Nothing I did with the remote was working so I switched to the buttons on the system. Nothing I did would illuminate anything on the right side so I concentrated on the left pushing one button after another and on in particular that seemed to cycle through the options. The leaf came on and the snowflake went off. The snowflake came on and joined the leaf. The fan and the recirculation light blinked off and on in concert. Finally the sun came on and the air stopped flowing. I adjusted the temperature to something absurdly warm and stood there – no air. I ran through the sequences again and the snowflake returned, newly emboldened and refusing to leave. I finally managed to get the sun to kick the snowflake off but still no air. I got thinking that perhaps the sun was for really hot days and so would give me even more cold air. All the while I’m doing this, the automatic vents at the top are opening and closing like the eyes of some giant cold water fish, nearly frozen to a stupor. I stepped back and watched, resolving to touch nothing for five full minutes. Four minutes and 15 seconds into my button pushing fasting period the fan kicked on and hot air began to flow. The sun was the answer and the lag was due to the internal nuclear furnace building up the heat necessary to flow – I was on my way to warmth!

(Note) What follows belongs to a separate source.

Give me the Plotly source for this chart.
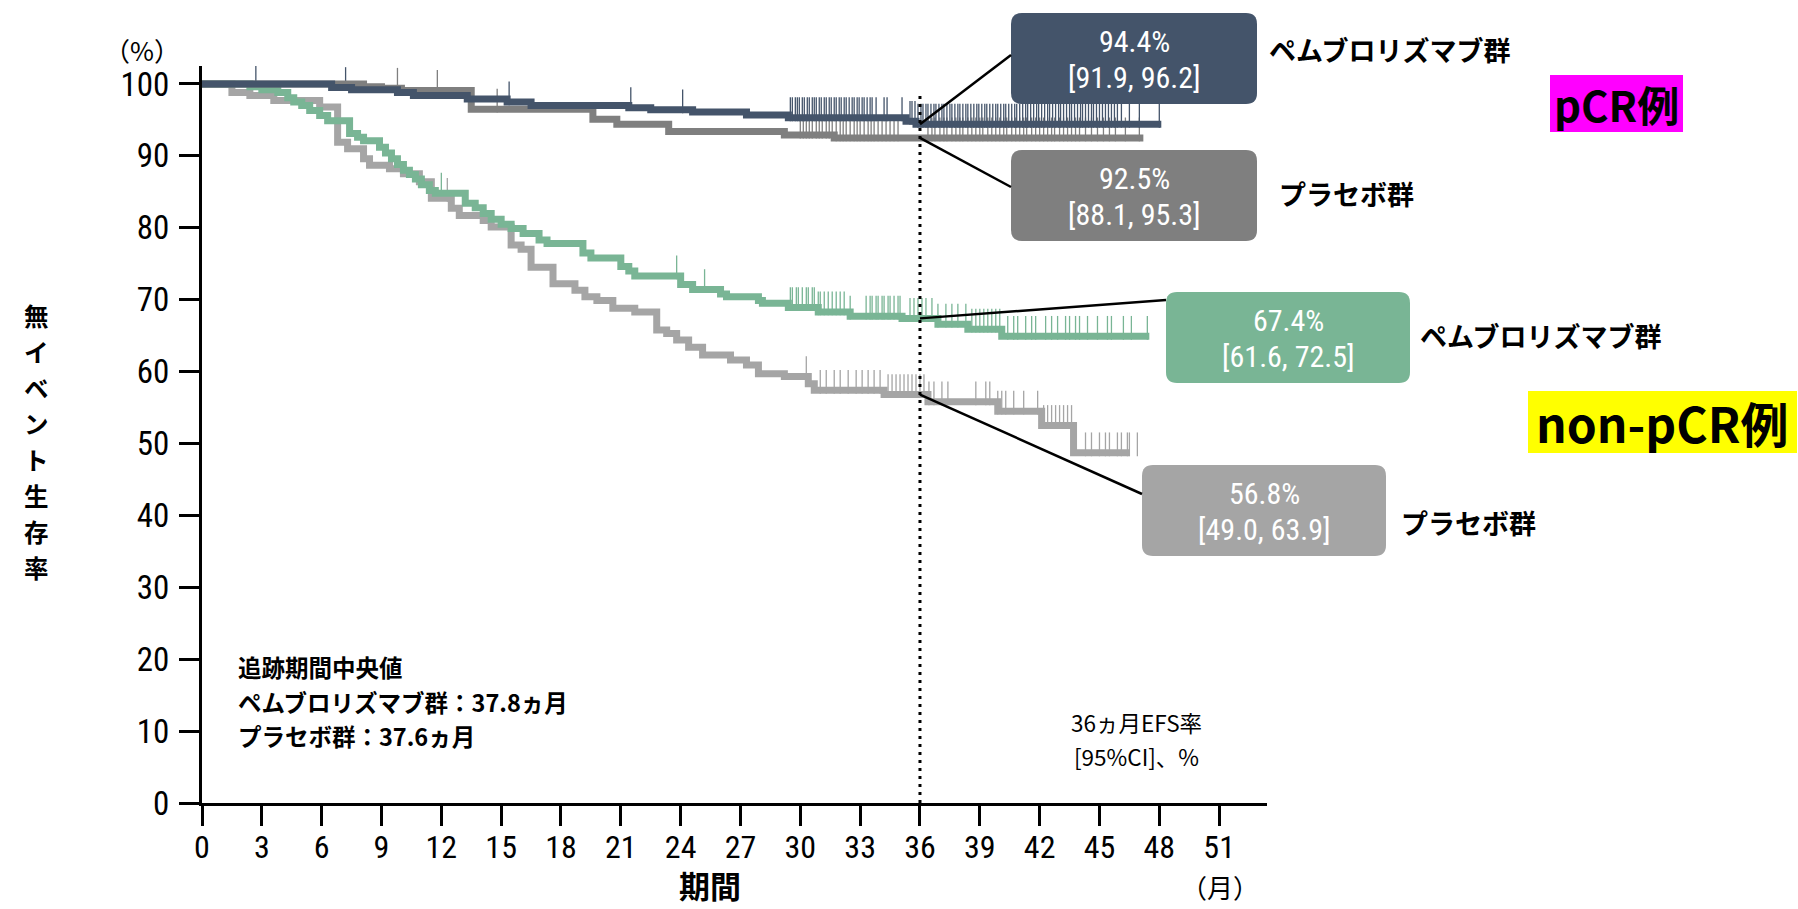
import plotly.graph_objects as go
from bisect import bisect_right

# ---------------- data ----------------
# pCR: pembrolizumab
pem_pcr_t = [0, 6.5, 7.5, 9.8, 10.6, 13.3, 15.3, 16.5, 21.4, 22.5, 24.6, 27.3, 29.4, 35.3, 35.8]
pem_pcr_s = [100, 99.5, 99.2, 98.8, 98.4, 97.9, 97.5, 97.0, 96.7, 96.4, 96.1, 95.7, 95.3, 94.8, 94.4]
pem_pcr_end = 48.1
pem_pcr_cens = [2.7, 7.2, 15.4, 21.5, 24.1,
                29.5, 29.6, 29.75, 29.85, 29.95, 30.1, 30.2, 30.35, 30.45, 30.6, 30.7, 30.8, 30.95,
                31.05, 31.2, 31.3, 31.45, 31.55, 31.7, 31.8, 31.95, 32.05, 32.2, 32.3, 32.45, 32.6,
                32.7, 32.85, 32.95, 33.1, 33.2, 33.35, 33.5, 33.6, 33.8, 34.2, 34.35, 35.1,
                35.5, 35.6, 35.75, 35.9, 36.05, 36.15, 36.3, 36.4, 36.55, 36.7, 36.8, 36.95, 37.1,
                37.2, 37.35, 37.5, 37.6, 37.75, 37.9, 38.0, 38.15, 38.3, 38.4, 38.55, 38.7, 38.85,
                38.95, 39.1, 39.25, 39.35, 39.5, 39.65, 39.8, 39.9, 40.05, 40.2, 40.3, 40.45, 40.6,
                40.75, 40.85, 41.0, 41.15, 41.3, 41.4, 41.55, 41.7, 41.85, 41.95, 42.1, 42.25, 42.4,
                42.5, 42.65, 42.8, 42.95, 43.05, 43.2, 43.35, 43.5, 43.6, 43.75, 43.9, 44.05, 44.15,
                44.3, 44.45, 44.6, 44.7, 44.85, 45.0, 45.15, 45.3, 45.45, 45.6, 45.75, 45.9, 46.1,
                46.5, 47.0, 48.0]

# pCR: placebo
pla_pcr_t = [0, 8.1, 9.0, 10.0, 13.5, 19.6, 20.8, 23.4, 29.2, 31.7]
pla_pcr_s = [100, 99.6, 99.4, 99.1, 96.5, 95.1, 94.4, 93.4, 92.9, 92.5]
pla_pcr_end = 47.2
pla_pcr_cens = [9.8, 11.8, 14.8,
                30.0, 30.15, 30.3, 30.45, 30.6, 30.8, 30.95, 31.1, 31.3, 31.45, 31.6, 31.8, 32.0,
                32.15, 32.3, 32.5, 32.7, 32.85, 33.0, 33.2, 33.4, 33.55, 33.7, 33.9, 34.1, 34.3,
                34.5, 34.7, 34.9,
                36.4, 36.6, 36.75, 37.0, 37.2, 37.35, 37.6, 37.8, 38.0, 38.15, 38.4, 38.6, 38.8,
                39.0, 39.15, 39.4, 39.6, 39.8, 40.0, 40.2, 40.35, 40.6, 40.8, 41.0, 41.2, 41.35,
                41.6, 41.8, 42.0, 42.2, 42.4, 42.6, 42.75, 43.0, 43.2, 43.4, 43.6, 43.8, 44.0,
                44.3, 44.6, 44.9, 45.2, 45.5, 45.8, 46.3, 47.0]

# non-pCR: pembrolizumab
pem_npcr_t = [0, 2.4, 3.0, 3.8, 4.3, 4.6, 5.0, 5.4, 5.9, 6.3, 7.4, 7.8, 8.1, 8.9, 9.2, 9.5,
              9.8, 10.1, 10.4, 10.7, 11.0, 11.4, 11.7, 13.2, 13.7, 14.1, 14.5, 15.0, 15.5, 16.1,
              16.9, 17.3, 19.1, 19.5, 21.0, 21.4, 21.7, 24.0, 24.6, 26.0, 26.3, 27.9, 28.1, 29.4,
              30.9, 32.5, 35.1, 36.9, 38.4, 40.1]
pem_npcr_s = [100, 99.6, 99.2, 98.8, 98.1, 97.5, 97.0, 96.3, 95.6, 94.9, 93.1, 92.6, 92.1, 91.2,
              90.4, 89.6, 88.8, 88.0, 87.4, 86.8, 86.0, 85.2, 84.8, 83.4, 82.8, 82.0, 81.2, 80.5,
              79.9, 79.2, 78.3, 77.8, 76.5, 75.8, 74.6, 74.0, 73.3, 72.1, 71.4, 70.8, 70.4, 69.9,
              69.5, 68.9, 68.3, 67.7, 67.4, 66.6, 65.9, 64.9]
pem_npcr_end = 47.5
pem_npcr_cens = [12.0, 23.8, 25.2,
                 29.5, 29.6, 29.8, 29.9, 30.1, 30.3, 30.4, 30.6, 30.7, 30.9, 31.0,
                 31.2, 31.4, 31.6, 31.8, 32.0, 32.2, 32.5,
                 33.3, 33.5, 33.6, 33.8, 33.9, 34.1, 34.2, 34.4, 34.5, 34.7, 34.9, 35.0,
                 35.5, 35.7, 35.9, 36.1, 36.3, 36.6, 36.9,
                 37.3, 37.6, 37.9, 38.3,
                 38.6, 38.8, 39.0, 39.2, 39.4, 39.6, 39.8, 40.0,
                 40.4, 40.7, 40.9, 41.3, 41.6, 41.8, 42.3, 42.6, 42.9, 43.3, 43.5, 43.8, 44.0,
                 44.4, 44.9, 45.4, 45.6, 46.2, 46.6, 47.4]

# non-pCR: placebo
pla_npcr_t = [0, 1.5, 2.4, 3.6, 5.9, 6.8, 7.3, 8.1, 8.4, 9.4, 10.1, 10.9, 11.5, 12.5, 12.9,
              14.1, 14.5, 15.5, 16.0, 16.5, 17.6, 18.7, 19.2, 19.8, 20.6, 21.7, 22.8, 23.3, 23.8,
              24.4, 25.1, 26.5, 27.3, 27.9, 29.2, 30.4, 30.7, 34.2, 36.4, 39.9, 42.1, 43.7]
pla_npcr_s = [100, 98.8, 98.4, 97.7, 96.8, 91.9, 91.0, 89.6, 88.7, 88.2, 87.5, 86.4, 84.1, 82.7,
              81.7, 81.0, 80.1, 77.6, 77.0, 74.5, 72.2, 71.3, 70.4, 69.9, 68.8, 68.3, 65.8, 65.3,
              64.4, 63.4, 62.3, 61.6, 60.9, 59.7, 59.3, 58.3, 57.4, 56.8, 55.8, 54.5, 52.5, 48.7]
pla_npcr_end = 46.5
pla_npcr_cens = [12.3, 30.3,
                 31.0, 31.3, 31.7, 32.0, 32.4, 32.8, 33.1, 33.4, 33.7, 34.0,
                 34.4, 34.6, 34.8, 35.0, 35.2, 35.4, 35.6, 35.8,
                 36.0, 36.2, 36.45, 36.7, 37.1, 37.4,
                 38.8, 39.3, 39.5, 39.9,
                 40.1, 40.3, 40.7, 41.2, 41.9,
                 42.2, 42.4, 42.6, 42.8, 43.0, 43.2, 43.4, 43.6,
                 44.3, 44.6, 45.0, 45.3, 45.5, 45.9, 46.1, 46.4, 46.5, 46.9]

x_ticks = list(range(0, 52, 3))
y_ticks = list(range(0, 101, 10))
landmark_month = 36

rate_labels = ["94.4%", "92.5%", "67.4%", "56.8%"]
ci_labels = ["[91.9, 96.2]", "[88.1, 95.3]", "[61.6, 72.5]", "[49.0, 63.9]"]
rate_values = [94.4, 92.5, 67.4, 56.8]
group_labels = ["ペムブロリズマブ群", "プラセボ群", "ペムブロリズマブ群", "プラセボ群"]

y_title = "無イベント生存率"
x_title = "期間"
followup_text = ["追跡期間中央値", "ペムブロリズマブ群：37.8ヵ月", "プラセボ群：37.6ヵ月"]
efs_text = ["36ヵ月EFS率", "[95%CI]、%"]

# ---------------- styling / layout ----------------
C_BLUE = "#44546A"
C_GRAY = "#7F7F7F"
C_GREEN = "#79B595"
C_LGRAY = "#A5A5A5"

NARROW = "Liberation Sans Narrow, Arial Narrow, Roboto Condensed, DejaVu Sans Condensed, sans-serif"
JP = "Noto Sans CJK JP, Noto Sans, sans-serif"

W, H = 1798, 909
L_PX, R_PX, T_PX, B_PX = 202, 1267, 66, 803
X_MAX, Y_MAX = 53.4, 102.5
PX_PER_UNIT_Y = (B_PX - T_PX) / Y_MAX


def pxp(x):
    return (x - L_PX) / (R_PX - L_PX)


def pyp(y):
    return (B_PX - y) / (B_PX - T_PX)


def surv_at(ts, ss, t):
    i = bisect_right(ts, t) - 1
    return ss[max(i, 0)]


fig = go.Figure()

series = [
    (pla_npcr_t, pla_npcr_s, pla_npcr_end, pla_npcr_cens, C_LGRAY),
    (pem_npcr_t, pem_npcr_s, pem_npcr_end, pem_npcr_cens, C_GREEN),
    (pla_pcr_t, pla_pcr_s, pla_pcr_end, pla_pcr_cens, C_GRAY),
    (pem_pcr_t, pem_pcr_s, pem_pcr_end, pem_pcr_cens, C_BLUE),
]

TICK_PX = 17
for ts, ss, end, cens, col in series:
    ys = [surv_at(ts, ss, c) + (TICK_PX / 2) / PX_PER_UNIT_Y for c in cens]
    fig.add_trace(go.Scatter(
        x=cens, y=ys, mode="markers",
        marker=dict(symbol="line-ns", size=TICK_PX, color=col,
                    line=dict(color=col, width=1.3)),
        hoverinfo="skip", showlegend=False))

for ts, ss, end, cens, col in series:
    fig.add_trace(go.Scatter(
        x=ts + [end], y=ss + [ss[-1]], mode="lines",
        line=dict(color=col, width=7, shape="hv"),
        hoverinfo="skip", showlegend=False))

shapes = []
annotations = []


def note(x, y, text, size, family=JP, color="black", xanchor="center", bold=False):
    annotations.append(dict(xref="paper", yref="paper", x=pxp(x), y=pyp(y), text=text,
                            showarrow=False, xanchor=xanchor, yanchor="middle",
                            font=dict(family=family, size=size, color=color,
                                      weight="bold" if bold else "normal")))


# landmark dotted line
shapes.append(dict(type="line", xref="x", yref="y", x0=landmark_month, x1=landmark_month,
                   y0=0, y1=98.7, line=dict(color="black", width=3, dash="3px,5px")))

# rounded boxes
boxes = [
    (1011, 13, 1257, 104, C_BLUE, (1011, 55)),
    (1011, 150, 1257, 241, C_GRAY, (1011, 187)),
    (1166, 292, 1410, 383, C_GREEN, (1166, 300)),
    (1142, 465, 1386, 556, C_LGRAY, (1142, 494)),
]
label_pos = [(1267, 49), (1277, 193), (1418, 335), (1399, 522)]
RAD = 11
rx = RAD / (R_PX - L_PX)
ry = RAD / (B_PX - T_PX)
for i, (x0p, y0p, x1p, y1p, col, att) in enumerate(boxes):
    a, b = pxp(x0p), pxp(x1p)
    top, bot = pyp(y0p), pyp(y1p)
    path = (f"M {a+rx},{top} L {b-rx},{top} Q {b},{top} {b},{top-ry} "
            f"L {b},{bot+ry} Q {b},{bot} {b-rx},{bot} L {a+rx},{bot} "
            f"Q {a},{bot} {a},{bot+ry} L {a},{top-ry} Q {a},{top} {a+rx},{top} Z")
    shapes.append(dict(type="path", xref="paper", yref="paper", path=path,
                       fillcolor=col, line=dict(width=0), layer="above"))
    shapes.append(dict(type="line", xref="paper", yref="paper",
                       x0=landmark_month / X_MAX, y0=rate_values[i] / Y_MAX,
                       x1=pxp(att[0]), y1=pyp(att[1]),
                       line=dict(color="black", width=2.5), layer="above"))
    cx = (x0p + x1p) / 2
    cy = (y0p + y1p) / 2
    note(cx, cy - 17, rate_labels[i], 30, family=NARROW, color="white")
    note(cx, cy + 19, ci_labels[i], 30, family=NARROW, color="white")
    lx, ly = label_pos[i]
    note(lx, ly, group_labels[i], 27, xanchor="left", bold=True)

# category tags
shapes.append(dict(type="rect", xref="paper", yref="paper", x0=pxp(1550), x1=pxp(1683),
                   y0=pyp(75), y1=pyp(132), fillcolor="#FF00FF", line=dict(width=0)))
note(1616, 103, "pCR例", 42, bold=True)
shapes.append(dict(type="rect", xref="paper", yref="paper", x0=pxp(1528), x1=pxp(1797),
                   y0=pyp(391), y1=pyp(453), fillcolor="#FFFF00", line=dict(width=0)))
note(1662, 422, "non-pCR例", 48, bold=True)

# axis decorations
note(142, 49, "（%）", 26)
note(1220, 886, "（月）", 26)
note(710, 884, x_title, 31, bold=True)
YT_PITCH = 36.0
for k, ch in enumerate(y_title):
    note(36, 441 + (k - (len(y_title) - 1) / 2) * YT_PITCH, ch, 24.5, bold=True)

for k, line in enumerate(followup_text):
    note(236, 667 + k * 34.5, line, 23.5, xanchor="left", bold=True)
for k, line in enumerate(efs_text):
    note(1136, 722 + k * 34, line, 22.5)

fig.update_layout(
    width=W, height=H,
    margin=dict(l=L_PX, r=W - R_PX, t=T_PX, b=H - B_PX),
    paper_bgcolor="white", plot_bgcolor="white",
    shapes=shapes, annotations=annotations,
    showlegend=False,
)
fig.update_xaxes(range=[0, X_MAX], tickvals=x_ticks, ticktext=[str(v) for v in x_ticks],
                 showline=True, linecolor="black", linewidth=3, ticks="outside", ticklen=20,
                 tickwidth=3, tickcolor="black", showgrid=False, zeroline=False,
                 tickfont=dict(family=NARROW, size=32, color="black"), ticklabelstandoff=-6)
fig.update_yaxes(range=[0, Y_MAX], tickvals=y_ticks, ticktext=[str(v) for v in y_ticks],
                 showline=True, linecolor="black", linewidth=3, ticks="outside", ticklen=20,
                 tickwidth=3, tickcolor="black", showgrid=False, zeroline=False,
                 tickfont=dict(family=NARROW, size=33, color="black"), ticklabelstandoff=3)

fig.write_html("out.html",
               config={"displayModeBar": False},
               post_script="document.body.style.margin='0px';document.body.style.padding='0px';"
                           "document.body.style.overflow='hidden';")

Later that day I had a discussion with my Chinese colleagues about this whole heat situation. While I was now willing to accept the fact that the Worker’s Central Heating Committee of the People’s Republic of China was going to control the day that my place would be warm, I was not yet willing to roll over and let them control the temperature too. You see, my place has no thermostat. Everyone told me the same thing – “no”, no control. I sent a letter to my relocation consultant who at least cleared up the method – radiant floor heating adding that if I was not happy with the temperature or if any major leaks occurred, I should give her a call. I was not satisfied with this and so I asked around until finally I heard a tale, almost certainly apocryphal of valves and pipes, secreted away somewhere in every apartment, giving that tiny bit of control in this totalitarian society. I resolved to find them and following lots of crawling around, knocking on the walls looking for hidden panels, measuring rooms looking for unmapped spaces and peering in closets, I found the valve manifold – it was right there, under the stove.

And so now we have it – the water comes on the 15th, my dining room unit blows hot air on demand and if the two of them try to roast me, I can crawl under my stove and stop down the valves to limit the flow. Of course under there I will have to act on the main flow valves because the room pipes are not labeled but I suppose gross control is better than no control at all.

Can you imagine what it would be like in the US if it was up to your congressman to decide what day the heat came on? Perhaps the Tea Party and right wing talk radio people should shut up and count their blessings.